Echoing Confucian Wisdom
It’s hard to believe that something so simple and straightforward could serve as an important foundation for personal growth, and even a prerequisite for success in the world. Peterson's advice echoes the wisdom of Confucius who once said: “To put the world in order, we must first put the nation in order; to put the nation in order, we must first put the family in order; to put the family in order; we must first cultivate our personal life; we must first set our hearts right.”
Organize Your Own Corner of the World, and Build-up from There
Peterson argues that you need to learn to be able to organize yourself, before you can hope to organize your wider life, including your affairs and working life. He believes that you need to be able to organize your own small corner of the world before you can organize the world to any extent.

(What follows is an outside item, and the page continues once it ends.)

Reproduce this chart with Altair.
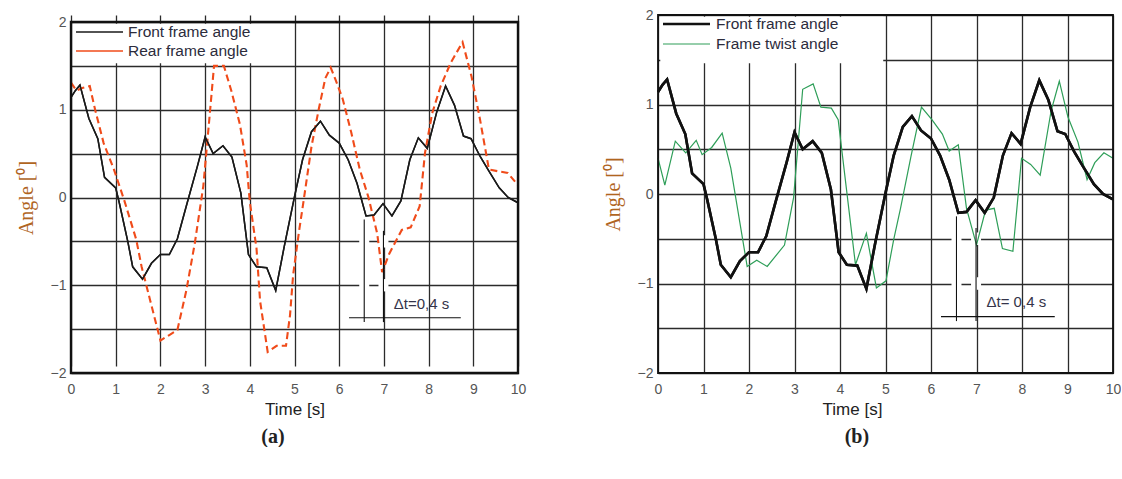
import altair as alt
import pandas as pd

# ---------------- data ----------------
front_t = [0, 0.1, 0.2, 0.4, 0.6, 0.75, 1.0, 1.08, 1.27, 1.38, 1.6, 1.8, 2.0, 2.2, 2.38, 2.6, 2.83, 3.0, 3.18, 3.4,
           3.6, 3.8, 3.97, 4.15, 4.38, 4.58, 4.77, 5.0, 5.18, 5.38, 5.58, 5.78, 6.0, 6.2, 6.4, 6.6, 6.78, 6.98, 7.18, 7.38,
           7.58, 7.77, 7.97, 8.18, 8.38, 8.58, 8.78, 8.95, 9.15, 9.35, 9.58, 9.78, 10.0]
front_v = [1.14, 1.22, 1.28, 0.90, 0.67, 0.23, 0.11, -0.06, -0.50, -0.79, -0.93, -0.75, -0.65, -0.65, -0.47, -0.06, 0.36, 0.69, 0.50, 0.59,
           0.46, 0.05, -0.65, -0.79, -0.80, -1.06, -0.56, 0.01, 0.43, 0.75, 0.87, 0.71, 0.62, 0.43, 0.16, -0.21, -0.20, -0.07, -0.21, -0.04,
           0.43, 0.68, 0.56, 0.97, 1.27, 1.05, 0.70, 0.67, 0.47, 0.30, 0.11, 0.0, -0.06]

rear_t = [0, 0.12, 0.27, 0.42, 0.54, 0.73, 0.96, 1.19, 1.46, 1.58, 1.77, 2.0, 2.19, 2.38, 2.58, 2.77, 2.96, 3.08, 3.2, 3.42,
          3.59, 3.78, 3.93, 4.0, 4.15, 4.23, 4.4, 4.6, 4.81, 4.9, 4.97, 5.1, 5.2, 5.38, 5.54, 5.69, 5.81, 5.92, 6.08, 6.27,
          6.46, 6.65, 6.85, 6.96, 7.12, 7.4, 7.6, 7.8, 7.92, 8.08, 8.27, 8.5, 8.76, 8.96, 9.15, 9.35, 9.54, 9.77, 10.0]
rear_v = [1.31, 1.22, 1.25, 1.27, 1.0, 0.62, 0.32, -0.03, -0.48, -0.79, -1.17, -1.63, -1.57, -1.51, -1.06, -0.52, 0.13, 0.81, 1.50, 1.50,
          1.21, 0.83, 0.37, -0.05, -0.58, -1.18, -1.76, -1.69, -1.69, -1.34, -0.88, -0.39, -0.05, 0.58, 1.0, 1.36, 1.48, 1.34, 1.12, 0.74,
          0.32, 0.01, -0.41, -0.85, -0.64, -0.37, -0.34, -0.10, 0.51, 0.96, 1.27, 1.54, 1.77, 1.38, 0.89, 0.32, 0.30, 0.28, 0.14]

twist_t = [0, 0.15, 0.38, 0.61, 0.84, 0.97, 1.18, 1.41, 1.6, 1.96, 2.17, 2.4, 2.78, 2.98, 3.18, 3.41, 3.58, 3.81, 3.96, 4.34,
           4.58, 4.8, 5.01, 5.18, 5.33, 5.56, 5.79, 6.02, 6.25, 6.4, 6.6, 6.78, 7.0, 7.2, 7.39, 7.57, 7.8, 7.99, 8.19, 8.4,
           8.64, 8.82, 9.01, 9.23, 9.43, 9.6, 9.8, 10.0]
twist_v = [0.40, 0.10, 0.59, 0.46, 0.60, 0.44, 0.52, 0.68, 0.29, -0.81, -0.74, -0.81, -0.57, -0.04, 1.17, 1.23, 0.97, 0.96, 0.83, -0.79,
           -0.44, -1.05, -0.97, -0.51, -0.16, 0.42, 0.97, 0.83, 0.67, 0.48, 0.55, -0.16, -0.57, -0.18, -0.16, -0.61, -0.64, 0.40, 0.33, 0.21,
           0.93, 1.26, 0.86, 0.58, 0.16, 0.35, 0.46, 0.40]

x_ticks = [0, 1, 2, 3, 4, 5, 6, 7, 8, 9, 10]
y_grid = [-2, -1.5, -1, -0.5, 0, 0.5, 1, 1.5, 2]
x_domain = [0, 10]
y_domain = [-2, 2]

# delta-t annotation (time instants, crossing levels, bracket level)
dt_times = [6.56, 6.99]
dt_top = [-0.25, -0.38]
dt_bottom = -1.42
dt_bar = [6.22, 8.72, -1.37]
dt_label = ["\u0394t=0,4 s", "\u0394t= 0,4 s"]
dt_label_pos = [7.22, -1.21]
halo_levels = [-0.5, -1.0]

GRID = "#2b2b2b"
SANS = "Liberation Sans"
SERIF = "Liberation Serif"


def axes(y_range, title_x=None):
    xa = dict(values=x_ticks, title="Time [s]", grid=True, gridColor=GRID, gridWidth=1.3,
              domain=False, ticks=False, labelPadding=9, labelFontSize=14, labelColor="#555555",
              labelFont=SANS, labelFlush=False, titleFont=SANS, titleFontSize=17,
              titleFontWeight="normal", titleColor="#222222", titlePadding=5)
    if title_x is not None:
        xa["titleX"] = title_x
    ya = dict(values=y_grid, labelExpr="datum.value % 1 == 0 ? format(datum.value, 'd') : ''",
              labelOverlap=False, labelFlush=False, grid=True, gridColor=GRID, gridWidth=1.3,
              domain=False, ticks=False, labelPadding=5, labelFontSize=14, labelColor="#555555",
              labelFont=SANS, title="Angle [\u2070]", titleFont=SERIF, titleFontSize=20,
              titleFontWeight="normal", titleColor="#b0651f", titlePadding=14)
    x = alt.X("t:Q", scale=alt.Scale(domain=x_domain, nice=False), axis=alt.Axis(**xa))
    y = alt.Y("v:Q", scale=alt.Scale(domain=y_domain, nice=False, range=y_range), axis=alt.Axis(**ya))
    return x, y


def line_layer(ts, vs, x, y, color, width, dash=None):
    df = pd.DataFrame({"t": ts, "v": vs})
    kw = dict(color=color, strokeWidth=width, interpolate="linear")
    if dash:
        kw["strokeDash"] = dash
    return alt.Chart(df).mark_line(**kw).encode(x=x, y=y)


def halos():
    halo = pd.DataFrame([(tt, lv) for tt in dt_times for lv in halo_levels], columns=["t", "lv"])
    halo["y1"] = halo["lv"] + 0.07
    halo["y2"] = halo["lv"] - 0.07
    return alt.Chart(halo).mark_rule(color="white", strokeWidth=10).encode(
        x="t:Q", y="y1:Q", y2="y2:Q")


def annotation_lines(label):
    vl = pd.DataFrame({"t": dt_times, "top": dt_top, "bot": [dt_bottom] * len(dt_times)})
    rules = alt.Chart(vl).mark_rule(color="#111111", strokeWidth=1.1).encode(
        x="t:Q", y="top:Q", y2="bot:Q")
    bar = alt.Chart(pd.DataFrame({"a": [dt_bar[0]], "b": [dt_bar[1]], "v": [dt_bar[2]]})).mark_rule(
        color="#111111", strokeWidth=1.1).encode(x="a:Q", x2="b:Q", y="v:Q")
    txt = alt.Chart(pd.DataFrame({"t": [dt_label_pos[0]], "v": [dt_label_pos[1]], "s": [label]})).mark_text(
        align="left", baseline="middle", font=SANS, fontSize=15, color="#34344a").encode(
        x="t:Q", y="v:Q", text="s:N")
    return [rules, bar, txt]


def legend_layers(names, colors, widths, rows_y, text_x):
    out = []
    for name, col, w, yy in zip(names, colors, widths, rows_y):
        d = pd.DataFrame({"label": [name]})
        out.append(alt.Chart(d).mark_rule(color=col, strokeWidth=w).encode(
            x=alt.value(5), x2=alt.value(52), y=alt.value(yy)))
        out.append(alt.Chart(d).mark_text(align="left", baseline="middle", font=SANS, fontSize=15.5,
                                          color="#2c2c3c").encode(
            x=alt.value(text_x), y=alt.value(yy), text="label:N"))
    return out


def legend_box(x2, y1):
    return alt.Chart(pd.DataFrame({"a": [0.05], "b": [x2], "c": [y1], "d": [1.98]})).mark_rect(
        color="white").encode(x="a:Q", x2="b:Q", y="c:Q", y2="d:Q")


def frame(width):
    return alt.Chart(pd.DataFrame({"a": [x_domain[0]], "b": [x_domain[1]], "c": [y_domain[0]], "d": [y_domain[1]]})).mark_rect(
        filled=False, stroke="#111111", strokeWidth=width).encode(x="a:Q", x2="b:Q", y="c:Q", y2="d:Q")


# ---------------- panel (a) ----------------
LH = 358   # full cell height; the plot frame of (a) starts 7 px lower
xa, ya = axes([LH, 7])
left_layers = [
    line_layer(front_t, front_v, xa, ya, "#1a1a1a", 1.5),
    legend_box(4.95, 1.53),
    halos(),
    line_layer(rear_t, rear_v, xa, ya, "#f04b1a", 2.1, [7, 4]),
    line_layer(front_t, front_v, xa, ya, "#1a1a1a", 1.5),
]
left_layers += annotation_lines(dt_label[0])
left_layers += legend_layers(["Front frame angle", "Rear frame angle"], ["#1a1a1a", "#f04b1a"],
                             [1.3, 1.6], [17, 36], 57)
left_layers.append(frame(2.4))

left = alt.layer(*left_layers).properties(
    width=447, height=LH,
    title=alt.TitleParams(text="(a)", orient="bottom", anchor="middle", frame="bounds",
                          font=SERIF, fontSize=20, fontWeight="bold", color="#222222", offset=10, dx=2),
)

# ---------------- panel (b) ----------------
xb, yb = axes([358, 0], title_x=194)
right_layers = [
    line_layer(front_t, front_v, xb, yb, "#111111", 2.6),
    legend_box(4.95, 1.46),
    halos(),
    line_layer(twist_t, twist_v, xb, yb, "#2e9e58", 1.2),
    line_layer(front_t, front_v, xb, yb, "#111111", 2.6),
]
right_layers += annotation_lines(dt_label[1])
right_layers += legend_layers(["Front frame angle", "Frame twist angle"], ["#111111", "#2e9e58"],
                              [2.4, 1.2], [9, 29], 58)
right_layers.append(frame(1.8))

right = alt.layer(*right_layers).properties(
    width=455, height=358,
    title=alt.TitleParams(text="(b)", orient="bottom", anchor="middle", frame="bounds",
                          font=SERIF, fontSize=20, fontWeight="bold", color="#222222", offset=10, dx=-5),
)

chart = alt.hconcat(left, right, spacing=77).configure(
    padding={"left": 16, "top": 8, "right": 0, "bottom": 0}
).configure_view(stroke=None)

chart.save("out.html", embed_options={"renderer": "svg", "actions": False})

He pointed out this fact on what has now become a famous and widely cited Joe Rogan podcast, where he commented on how there are many politically engaged young people that can’t even clean and organize their own room, yet are preoccupied with reorganizing society and the economic system.
Start Small to Change Your Life
In Peterson’s words “My sense is that if you want to change the world, you start from yourself and work outward because you build your competence that way.” Petersons “clean your room” went viral, and has clearly struck a chord with young people, many of which have reported on social media that following the advice helped to turn their lives around.

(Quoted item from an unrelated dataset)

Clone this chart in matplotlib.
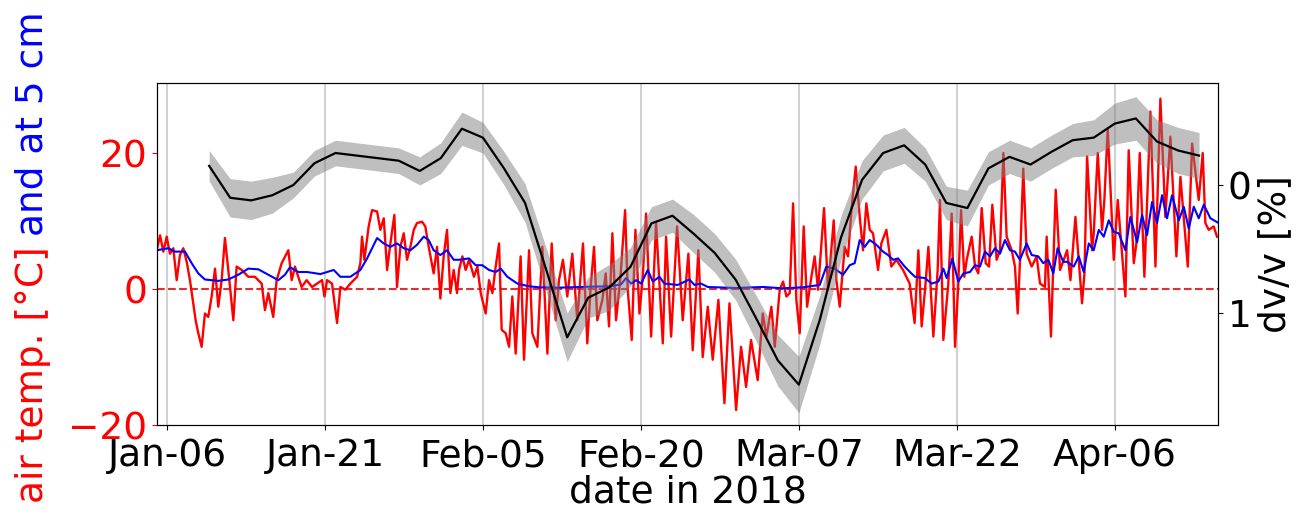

The overriding idea is if you want to achieve big things, it beings with starting small. And that if you want to improve yourself, it starts with taking individual responsibility for yourself and taking action.
Our Environment Is an Extension of Ourselves
Peterson states that cleaning your room is much more than just organizing your external environment, it is actually about organizing your field of being and experience. He believes that in essence, we are not separate from our field of experience. He points out that according to Jungian psychology as well as most Buddhist doctrines, at the highest level of psychological integration, there is no difference between yourself and what you experience. In this sense, we should treat our immediate environment as an extension of ourselves.
Tidy Home, Tidy Mind
This makes sense when you consider how much of an impact our environment has on our psychological well-being. It is quite common for people to feel bogged down, foggy headed, or stifled creatively when their home is cluttered and unorganised. If we think in more depth about the psychology that underpins this sound advice, it builds a strong case for adding the clean your room principle to your own personal-growth tool kit.